:: Do this ::
Exclude images, then output the remaining data verbatim.

:: Material ::
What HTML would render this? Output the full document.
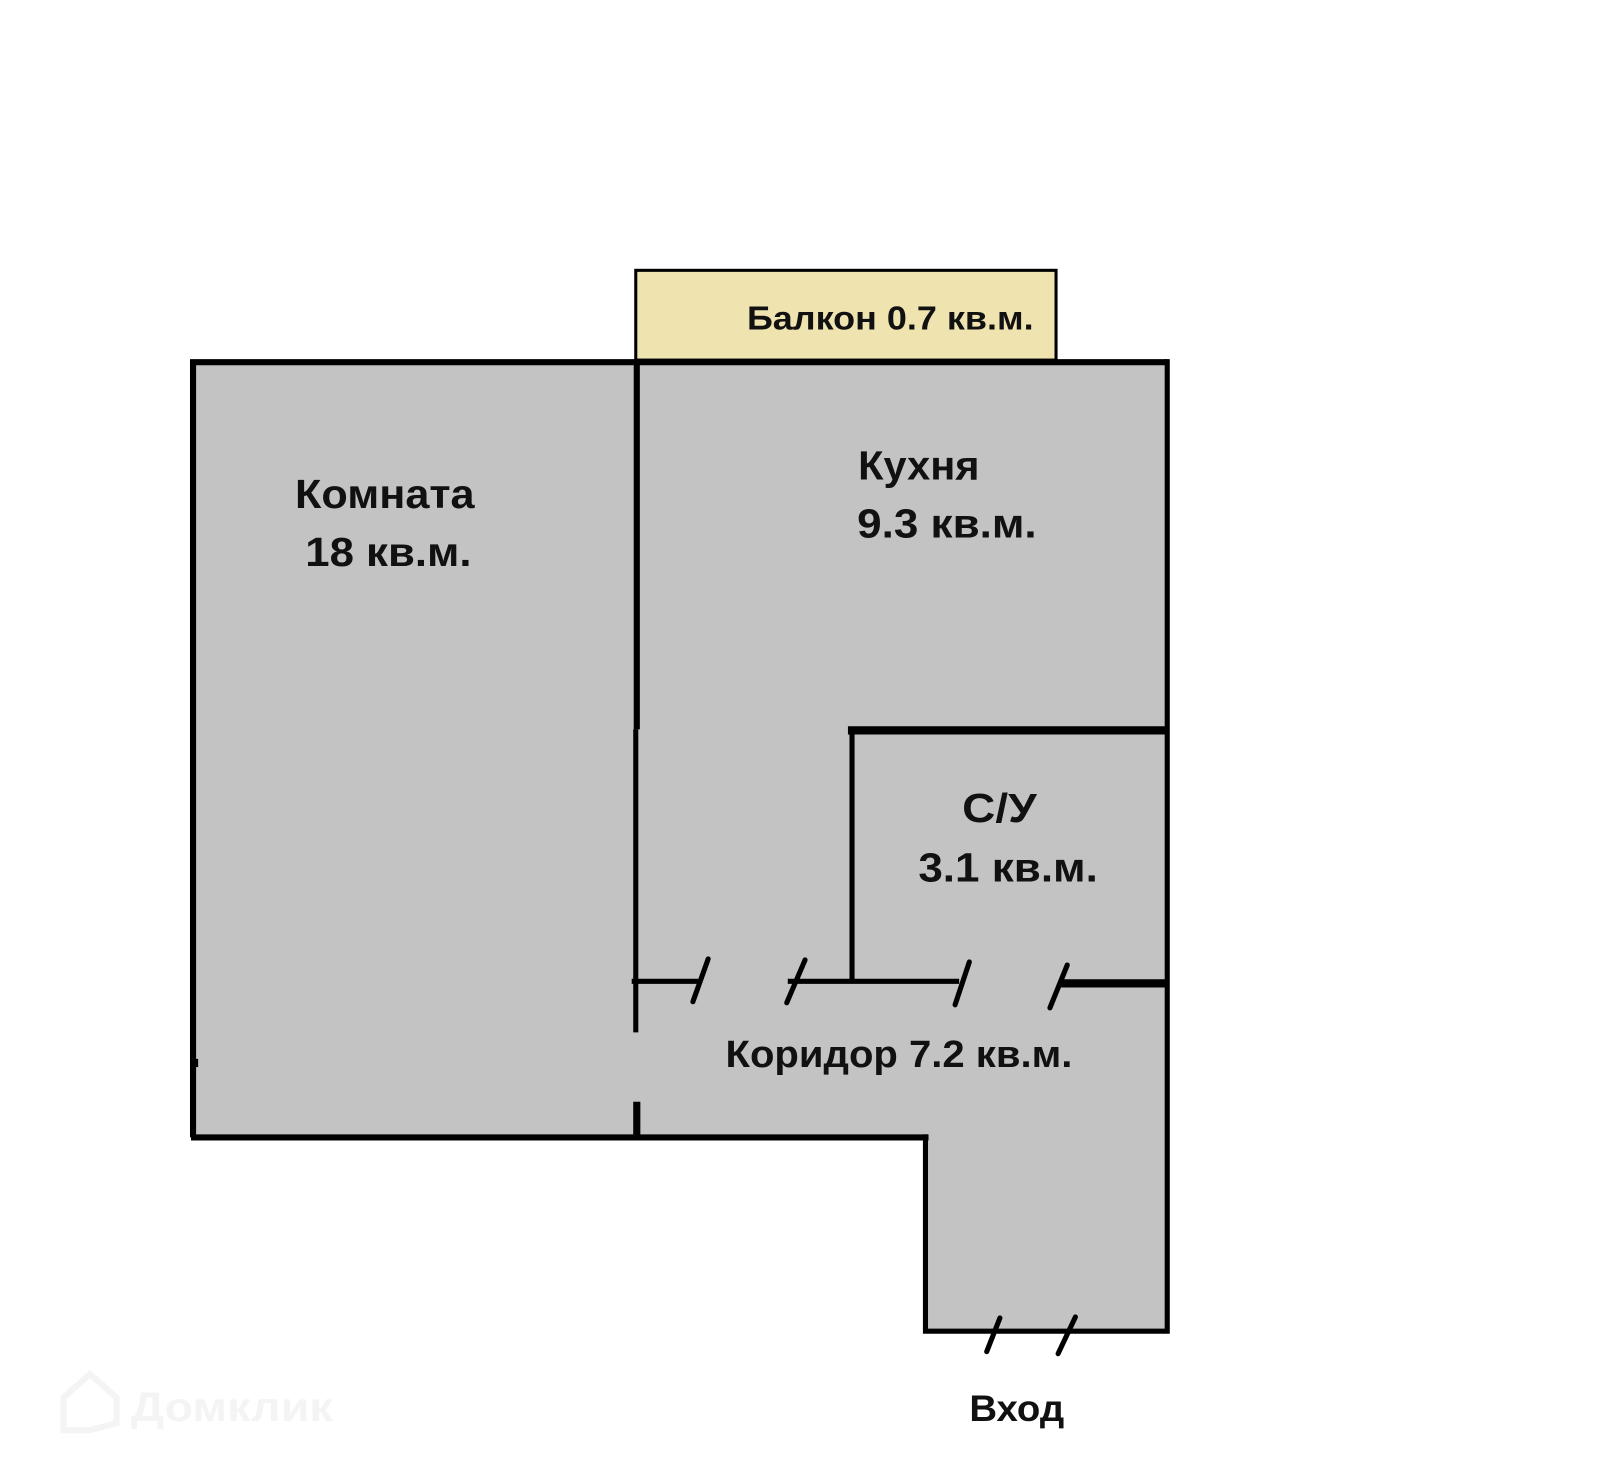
<!DOCTYPE html>
<html><head><meta charset="utf-8"><style>
html,body{margin:0;padding:0;background:#fff;}
svg{display:block;}
text{font-family:"Liberation Sans",sans-serif;font-weight:bold;fill:#111;}
</style></head><body>
<svg width="1600" height="1472" viewBox="0 0 1568 1443" xmlns="http://www.w3.org/2000/svg">
<rect width="1568" height="1443" fill="#fff"/>
<!-- balcony -->
<rect x="623" y="265" width="412" height="88" fill="#efe3b0" stroke="#000" stroke-width="3"/>
<!-- gray fill -->
<polygon points="189,355 1144,355 1144,1305 907,1305 907,1115 189,1115" fill="#c3c3c3"/>
<g stroke="#000" fill="none" stroke-linecap="butt">
<!-- outer -->
<polyline points="189,1115 189,355 1144,355" stroke-width="6"/>
<polyline points="1144,352 1144,1305 907,1305 907,1112" stroke-width="5"/>
<line x1="187" y1="1115" x2="910" y2="1115" stroke-width="6"/>
<line x1="192" y1="1038" x2="192" y2="1046" stroke-width="4"/>
<!-- partition room/kitchen -->
<line x1="624" y1="352" x2="624" y2="715" stroke-width="6"/>
<line x1="623" y1="715" x2="623" y2="1012" stroke-width="5"/>
<line x1="624" y1="1080" x2="624" y2="1114" stroke-width="7"/>
<!-- WC -->
<line x1="831" y1="716" x2="1146" y2="716" stroke-width="8"/>
<line x1="835" y1="716" x2="835" y2="962" stroke-width="5"/>
<!-- corridor wall with doors -->
<line x1="619" y1="962" x2="684" y2="962" stroke-width="5"/>
<line x1="772" y1="962" x2="940" y2="962" stroke-width="5"/>
<line x1="1040" y1="964" x2="1146" y2="964" stroke-width="8"/>
<g stroke-width="5" stroke-linecap="round">
<line x1="694" y1="940" x2="679" y2="982"/>
<line x1="789" y1="941" x2="771" y2="983"/>
<line x1="950" y1="943" x2="936" y2="985"/>
<line x1="1046" y1="946" x2="1029" y2="988"/>
<line x1="980" y1="1292" x2="967" y2="1325"/>
<line x1="1054" y1="1291" x2="1037" y2="1327"/>
</g>
</g>
<text x="732" y="323" font-size="33" textLength="281" lengthAdjust="spacingAndGlyphs">Балкон 0.7 кв.м.</text>
<text x="289" y="498" font-size="40" textLength="176" lengthAdjust="spacingAndGlyphs">Комната</text>
<text x="299" y="555" font-size="40" textLength="163" lengthAdjust="spacingAndGlyphs">18 кв.м.</text>
<text x="841" y="470" font-size="40" textLength="119" lengthAdjust="spacingAndGlyphs">Кухня</text>
<text x="840" y="527" font-size="40" textLength="176" lengthAdjust="spacingAndGlyphs">9.3 кв.м.</text>
<text x="943" y="806" font-size="40" textLength="73" lengthAdjust="spacingAndGlyphs">С/У</text>
<text x="900" y="864" font-size="40" textLength="176" lengthAdjust="spacingAndGlyphs">3.1 кв.м.</text>
<text x="711" y="1046" font-size="37" textLength="340" lengthAdjust="spacingAndGlyphs">Коридор 7.2 кв.м.</text>
<text x="950" y="1393" font-size="36" textLength="93" lengthAdjust="spacingAndGlyphs">Вход</text>
<text x="128" y="1393" font-size="40" fill="#f3f3f3" style="fill:#f4f4f4" textLength="198" lengthAdjust="spacingAndGlyphs">Домклик</text>
<path d="M62,1370 L88,1347 L114,1370 L114,1395 L88,1402 L62,1402 Z" fill="none" stroke="#f4f4f4" stroke-width="6"/>
</svg>
</body></html>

:: Answer to this task ::
What HTML would render this? Output the full document.
<!DOCTYPE html>
<html><head><meta charset="utf-8"><style>
html,body{margin:0;padding:0;background:#fff;}
svg{display:block;}
text{font-family:"Liberation Sans",sans-serif;font-weight:bold;fill:#111;}
</style></head><body>
<svg width="1600" height="1472" viewBox="0 0 1568 1443" xmlns="http://www.w3.org/2000/svg">
<rect width="1568" height="1443" fill="#fff"/>
<!-- balcony -->
<rect x="623" y="265" width="412" height="88" fill="#efe3b0" stroke="#000" stroke-width="3"/>
<!-- gray fill -->
<polygon points="189,355 1144,355 1144,1305 907,1305 907,1115 189,1115" fill="#c3c3c3"/>
<g stroke="#000" fill="none" stroke-linecap="butt">
<!-- outer -->
<polyline points="189,1115 189,355 1144,355" stroke-width="6"/>
<polyline points="1144,352 1144,1305 907,1305 907,1112" stroke-width="5"/>
<line x1="187" y1="1115" x2="910" y2="1115" stroke-width="6"/>
<line x1="192" y1="1038" x2="192" y2="1046" stroke-width="4"/>
<!-- partition room/kitchen -->
<line x1="624" y1="352" x2="624" y2="715" stroke-width="6"/>
<line x1="623" y1="715" x2="623" y2="1012" stroke-width="5"/>
<line x1="624" y1="1080" x2="624" y2="1114" stroke-width="7"/>
<!-- WC -->
<line x1="831" y1="716" x2="1146" y2="716" stroke-width="8"/>
<line x1="835" y1="716" x2="835" y2="962" stroke-width="5"/>
<!-- corridor wall with doors -->
<line x1="619" y1="962" x2="684" y2="962" stroke-width="5"/>
<line x1="772" y1="962" x2="940" y2="962" stroke-width="5"/>
<line x1="1040" y1="964" x2="1146" y2="964" stroke-width="8"/>
<g stroke-width="5" stroke-linecap="round">
<line x1="694" y1="940" x2="679" y2="982"/>
<line x1="789" y1="941" x2="771" y2="983"/>
<line x1="950" y1="943" x2="936" y2="985"/>
<line x1="1046" y1="946" x2="1029" y2="988"/>
<line x1="980" y1="1292" x2="967" y2="1325"/>
<line x1="1054" y1="1291" x2="1037" y2="1327"/>
</g>
</g>
<text x="732" y="323" font-size="33" textLength="281" lengthAdjust="spacingAndGlyphs">Балкон 0.7 кв.м.</text>
<text x="289" y="498" font-size="40" textLength="176" lengthAdjust="spacingAndGlyphs">Комната</text>
<text x="299" y="555" font-size="40" textLength="163" lengthAdjust="spacingAndGlyphs">18 кв.м.</text>
<text x="841" y="470" font-size="40" textLength="119" lengthAdjust="spacingAndGlyphs">Кухня</text>
<text x="840" y="527" font-size="40" textLength="176" lengthAdjust="spacingAndGlyphs">9.3 кв.м.</text>
<text x="943" y="806" font-size="40" textLength="73" lengthAdjust="spacingAndGlyphs">С/У</text>
<text x="900" y="864" font-size="40" textLength="176" lengthAdjust="spacingAndGlyphs">3.1 кв.м.</text>
<text x="711" y="1046" font-size="37" textLength="340" lengthAdjust="spacingAndGlyphs">Коридор 7.2 кв.м.</text>
<text x="950" y="1393" font-size="36" textLength="93" lengthAdjust="spacingAndGlyphs">Вход</text>
<text x="128" y="1393" font-size="40" fill="#f3f3f3" style="fill:#f4f4f4" textLength="198" lengthAdjust="spacingAndGlyphs">Домклик</text>
<path d="M62,1370 L88,1347 L114,1370 L114,1395 L88,1402 L62,1402 Z" fill="none" stroke="#f4f4f4" stroke-width="6"/>
</svg>
</body></html>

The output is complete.